While there was little in the way of policy announcements, it is important that Ed still sees Labour as the party to take on vested interests in our society. The “siren voices” of the Blairites (as referred to by Len McCluskey the other day) would have liked to see him ditch this sort of talk long ago. It was this that led him to express sympathies with the Occupy movement, condemned in an editorial of Blairite party-within-a-party Progress. The same spirit saw him take on Rupert Murdoch, in what was arguably his most successful campaign as opposition leader.

Yet the prime focus on the paper is likely to be the two words the leader’s office evidently wanted to jar: “one nation”. This Tory-led government, Ed seeks to assert, is more disconnected from ordinary people than any of its (Tory) predecessors for a long time. This thrust was also seen when he highlighted that Tory Britain re-distributes money from pensioners to the super-rich.

This is also undoubtedly an improvement from the New Labour days, when apparently we were “intensely relaxed” (the oxymoron shows how unnatural such a position is for the Labour party) about people getting “filthy rich”. Ed evidently thinks this chimes with the “Spirit Level” thinking he espoused earlier in the week, when once again he affirmed that income inequality was a real problem.

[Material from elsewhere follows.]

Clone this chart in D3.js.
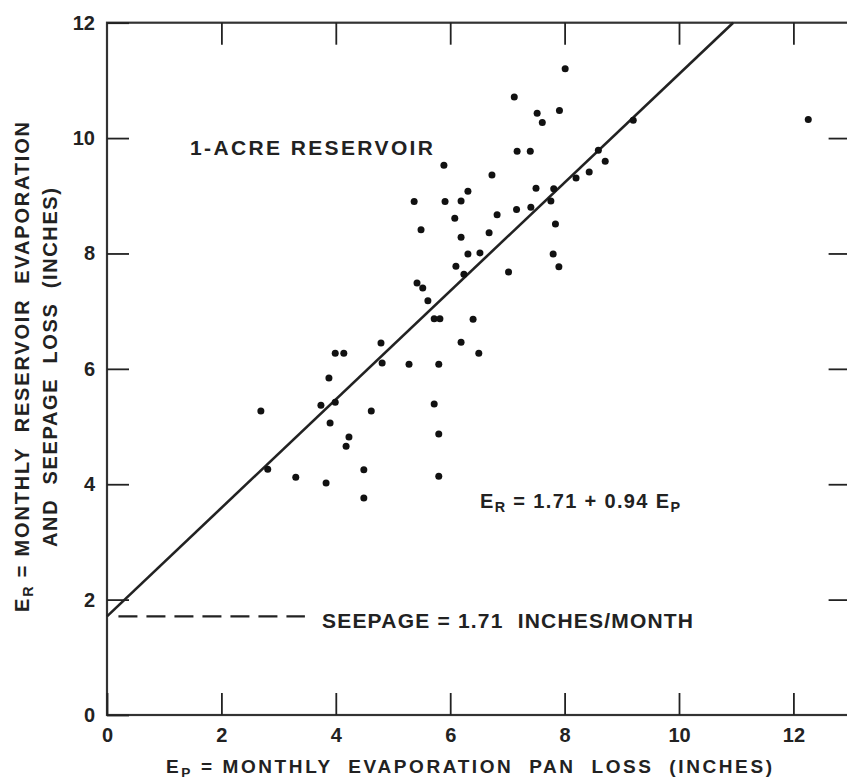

This might seem obvious in the days since the Wilkinson and Pickett evidence was published, but David Cameron has shimmied away from it (of course) and under New Labour, the best we got was attempting to lift people out of poverty, as opposed to reducing the gap between the rich and the poor.

Nonetheless, we can’t simply accept “one nation” as a concept we endorse without review. One nation could, if we defined it as such, affirmatively mean justice for the poor, an end to tax loopholes for the rich, free university education… all sorts of things that a Labour government could do to promote equality. Yet if we simply take it as it has previously been defined, it is a Tory term. Looking back to Disraeli, it is arguably a justification to the wealthy for measures to support society – not on the basis of society being important, but to prevent the poor from revolting.

Of course, Labour should not be promoting armed rebellion, but nor should we allow anyone to think that our “one nationism” is about throwing crumbs to keep the status quo. Labour is currently in danger of becoming the party of a warm blanket and a cup of tea, a friend recently said to me. This is the opposite message to taking on vested interests and re-building a fair society.

Warren Buffett, that bastion of Marxism, recently commented: “It’s class war: and my class is winning.” Our mission, as a wise man once said, is not to start the class war, but to end it. Ed proved in this strong and natural speech that he can lead Labour to build a just society in government. But if he does not firmly re-define the term “one nation”, it could undermine the potential to place Labour as the radical, forward-thinking party in the view of the electorate.

One Comment

  1. Syzygy says:

    I was not at all keen on the ‘faith, flag and one nationism’ but the bit that was really significant was the ‘austerity’ line. This is economic illiteracy. A government with its own currency cannot ‘run out’ of money!

    In fact, even in neoclassical terms, the money supply needs to expand. If a Tory/LD government can oversee £375bn of Quantitative Easing being given to the banks, then a Labour one can surely create the £67bn estimated as sufficient to turn the economy around.

    Investment in reducing energy demand and expanding renewable energy would go a long way to rebalance the economy, create jobs and break the cartel of the energy providers.

    Hopefully, there is still time for the leadership to change the Blue Labour insistence on maintaining the Welfare cuts (a la Purnell and Byrne) and to back the public sector workers. After all, if the Tories can bring the railways back into public ownership, anything is possible!